Compared with the stellar results from the likes of Microsoft and Meta, Apple’s report is likely to make for more sobering reading. UBS Group AG analysts warned on Monday that US iPhone demand had “notably softened” in March, while Bloomberg Intelligence expects the smartphone market to drop 4% this year, with weakness concentrated in the first half of 2023. A disappointing forecast from Qualcomm Inc. on Wednesday underlined concerns about smartphone demand.

Against that backdrop, analysts have been trimming their expectations. Consensus estimates have fallen for full-year revenue and earnings since Apple’s last report in February.

Not that such concerns are evident in the stock’s valuation. Apple trades at 26 times estimated earnings, well above its 10-year average of 18 and at a premium to both the Nasdaq 100 and the S&P 500 tech index.

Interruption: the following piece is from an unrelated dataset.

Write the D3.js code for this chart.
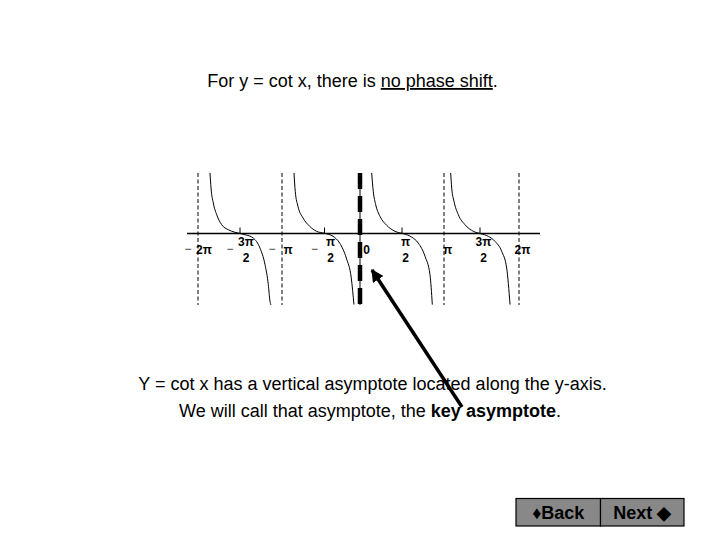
<!DOCTYPE html>
<html>
<head>
<meta charset="utf-8">
<script src="https://cdn.jsdelivr.net/npm/d3@7"></script>
<style>
  html, body { margin: 0; padding: 0; background: #ffffff; }
  svg { display: block; }
</style>
</head>
<body>
<svg id="chart" width="720" height="540"></svg>
<script>
// ---------------- data (x in multiples of pi) ----------------
const tickValues = [-2, -1.5, -1, -0.5, 0, 0.5, 1, 1.5, 2];
const tickSign   = ["\u2212", "\u2212", "\u2212", "\u2212", "", "", "", "", ""];
const tickNum    = ["2\u03C0", "3\u03C0", "\u03C0", "\u03C0", "0", "\u03C0", "\u03C0", "3\u03C0", "2\u03C0"];
const tickDen    = ["", "2", "", "2", "", "2", "", "2", ""];
const zeroCrossings = [-1.5, -0.5, 0.5, 1.5];
const asymptotes = [-2, -1, 1, 2];
const keyAsymptote = 0;

const branch1X = [-1.857, -1.845, -1.818, -1.777, -1.718, -1.639, -1.560, -1.5, -1.440, -1.341, -1.262, -1.202, -1.163, -1.143, -1.131];
const branch1Y = [3.03, 2.28, 1.53, 0.94, 0.44, 0.19, 0.06, 0.0, -0.06, -0.23, -0.73, -1.56, -2.56, -3.39, -3.58];
const branch2X = [-0.859, -0.844, -0.812, -0.753, -0.674, -0.594, -0.497, -0.380, -0.286, -0.193, -0.123, -0.085];
const branch2Y = [3.03, 2.11, 1.36, 0.78, 0.36, 0.11, 0.01, -0.14, -0.48, -1.23, -2.23, -3.56];
const branch3X = [0.139, 0.158, 0.187, 0.238, 0.318, 0.417, 0.516, 0.615, 0.694, 0.774, 0.833, 0.861];
const branch3Y = [3.03, 2.11, 1.44, 0.86, 0.41, 0.11, -0.01, -0.18, -0.48, -1.14, -2.06, -3.56];
const branch4X = [1.093, 1.107, 1.139, 1.199, 1.292, 1.407, 1.509, 1.606, 1.692, 1.778, 1.842, 1.885];
const branch4Y = [3.03, 2.28, 1.61, 0.94, 0.44, 0.11, -0.01, -0.14, -0.39, -0.89, -1.73, -3.56];
const branchesX = [branch1X, branch2X, branch3X, branch4X];
const branchesY = [branch1Y, branch2Y, branch3Y, branch4Y];

const yTop = 3.03, yBottom = -3.58;

const titleParts = ["For y = cot x, there is ", "no phase shift", "."];
const line1 = "Y = cot x has a vertical asymptote located along the y-axis.";
const line2Parts = ["We will call that asymptote, the ", "key asymptote", "."];
const buttonLabels = ["\u2666Back", "Next \u25C6"];

// ---------------- drawing ----------------
const svg = d3.select("#chart");
const FONT = "'Liberation Sans', Arial, sans-serif";

const x = d3.scaleLinear()
  .domain(tickValues)
  .range([198, 240, 282, 324.5, 360, 402, 444, 480, 519]);
const y = d3.scaleLinear().domain([yTop, yBottom]).range([173, 305]);

// title
const title = svg.append("text")
  .attr("x", 352.5).attr("y", 87)
  .attr("text-anchor", "middle")
  .attr("font-family", FONT).attr("font-size", 18).attr("fill", "#000");
title.append("tspan").text(titleParts[0]);
title.append("tspan").attr("text-decoration", "underline").text(titleParts[1]);
title.append("tspan").text(titleParts[2]);

// thin dashed asymptotes
svg.selectAll("line.asym").data(asymptotes).join("line")
  .attr("class", "asym")
  .attr("x1", d => x(d)).attr("x2", d => x(d))
  .attr("y1", y(yTop)).attr("y2", y(yBottom))
  .attr("stroke", "#000").attr("stroke-width", 1)
  .attr("stroke-dasharray", "4,2.5");

// x axis line
svg.append("line")
  .attr("x1", 187).attr("x2", 540)
  .attr("y1", y(0)).attr("y2", y(0))
  .attr("stroke", "#000").attr("stroke-width", 1.3);

// small ticks at zero crossings
svg.selectAll("line.tick").data(zeroCrossings).join("line")
  .attr("class", "tick")
  .attr("x1", d => x(d)).attr("x2", d => x(d))
  .attr("y1", y(0) - 6).attr("y2", y(0))
  .attr("stroke", "#000").attr("stroke-width", 1);

// cot branches
const lineGen = d3.line().x(d => x(d[0])).y(d => y(d[1])).curve(d3.curveMonotoneX);
branchesX.forEach((bx, i) => {
  const pts = bx.map((v, j) => [v, branchesY[i][j]]);
  svg.append("path").attr("d", lineGen(pts))
    .attr("fill", "none").attr("stroke", "#000").attr("stroke-width", 1);
});

// key asymptote (thick dashed over thin solid)
svg.append("line")
  .attr("x1", x(keyAsymptote)).attr("x2", x(keyAsymptote))
  .attr("y1", y(yTop)).attr("y2", y(yBottom))
  .attr("stroke", "#000").attr("stroke-width", 1);
svg.append("line")
  .attr("x1", x(keyAsymptote)).attr("x2", x(keyAsymptote))
  .attr("y1", y(yTop)).attr("y2", y(yBottom))
  .attr("stroke", "#000").attr("stroke-width", 4.5)
  .attr("stroke-dasharray", "16,7");

// tick labels
const lab = svg.append("g")
  .attr("font-family", FONT).attr("font-weight", "bold")
  .attr("font-size", 12).attr("fill", "#000");
tickValues.forEach((v, i) => {
  const neg = tickSign[i] !== "";
  const cx = x(v) + (neg ? 6 : (v === 0 ? 6.5 : 3.5));
  const hasDen = tickDen[i] !== "";
  if (neg) {
    lab.append("text").attr("x", x(v) - 10).attr("y", 253)
      .attr("text-anchor", "middle").attr("font-weight", "normal").attr("fill", "#333")
      .text(tickSign[i]);
  }
  if (hasDen) {
    lab.append("text").attr("x", cx).attr("y", 246)
      .attr("text-anchor", "middle").text(tickNum[i]);
    lab.append("text").attr("x", cx).attr("y", 262)
      .attr("text-anchor", "middle").text(tickDen[i]);
  } else {
    lab.append("text").attr("x", cx).attr("y", 253.5)
      .attr("text-anchor", "middle").text(tickNum[i]);
  }
});

// explanation text
svg.append("text")
  .attr("x", 372.5).attr("y", 390)
  .attr("text-anchor", "middle")
  .attr("font-family", FONT).attr("font-size", 18).attr("fill", "#000")
  .text(line1);
const t2 = svg.append("text")
  .attr("x", 370).attr("y", 417)
  .attr("text-anchor", "middle")
  .attr("font-family", FONT).attr("font-size", 18).attr("fill", "#000");
t2.append("tspan").text(line2Parts[0]);
t2.append("tspan").attr("font-weight", "bold").text(line2Parts[1]);
t2.append("tspan").text(line2Parts[2]);

// arrow
const defs = svg.append("defs");
defs.append("marker")
  .attr("id", "ah").attr("viewBox", "0 0 10 10")
  .attr("refX", 9).attr("refY", 5)
  .attr("markerWidth", 3.6).attr("markerHeight", 3.6)
  .attr("orient", "auto")
  .append("path").attr("d", "M0,0 L10,5 L0,10 Z").attr("fill", "#000");
svg.append("line")
  .attr("x1", 462).attr("y1", 407)
  .attr("x2", 372).attr("y2", 270)
  .attr("stroke", "#000").attr("stroke-width", 3.5)
  .attr("marker-end", "url(#ah)");

// buttons
const btnX = [516, 600.5];
const btnW = [84.5, 83.5];
buttonLabels.forEach((t, i) => {
  svg.append("rect")
    .attr("x", btnX[i]).attr("y", 498.5)
    .attr("width", btnW[i]).attr("height", 27.5)
    .attr("fill", "#888888").attr("stroke", "#000").attr("stroke-width", 1.2);
  svg.append("text")
    .attr("x", btnX[i] + btnW[i] / 2).attr("y", 518.5)
    .attr("text-anchor", "middle")
    .attr("font-family", FONT).attr("font-weight", "bold")
    .attr("font-size", 18).attr("fill", "#000")
    .text(t);
});
</script>
</body>
</html>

In a sign of how Wall Street is muted on the stock’s outlook, the average analyst price target suggests a return potential of just 4.6% over the next 12 months, the lowest among the market’s trillion-dollar companies.

“The risks are high, the stock is highly valued, if not overvalued, and the outlook doesn’t seem to be all that great,” said Robert Pavlik, senior portfolio manager at Dakota Wealth Management.

Apple’s rally partly reflects how investors have turned to big tech amid turmoil in the banking sector, and JPMorgan Chase & Co. analyst Samik Chatterjee says the stock is likely to retain its safe-haven status, so long as its results don’t show a material deterioration in fundamentals.

The gain also reflects optimism that the Federal Reserve could be nearing the end of its rate-hike cycle, easing what was a major headwind to tech multiples in last year’s selloff. On Wednesday, the Fed raised interest rates by a quarter percentage point but hinted this may be the final move of the cycle.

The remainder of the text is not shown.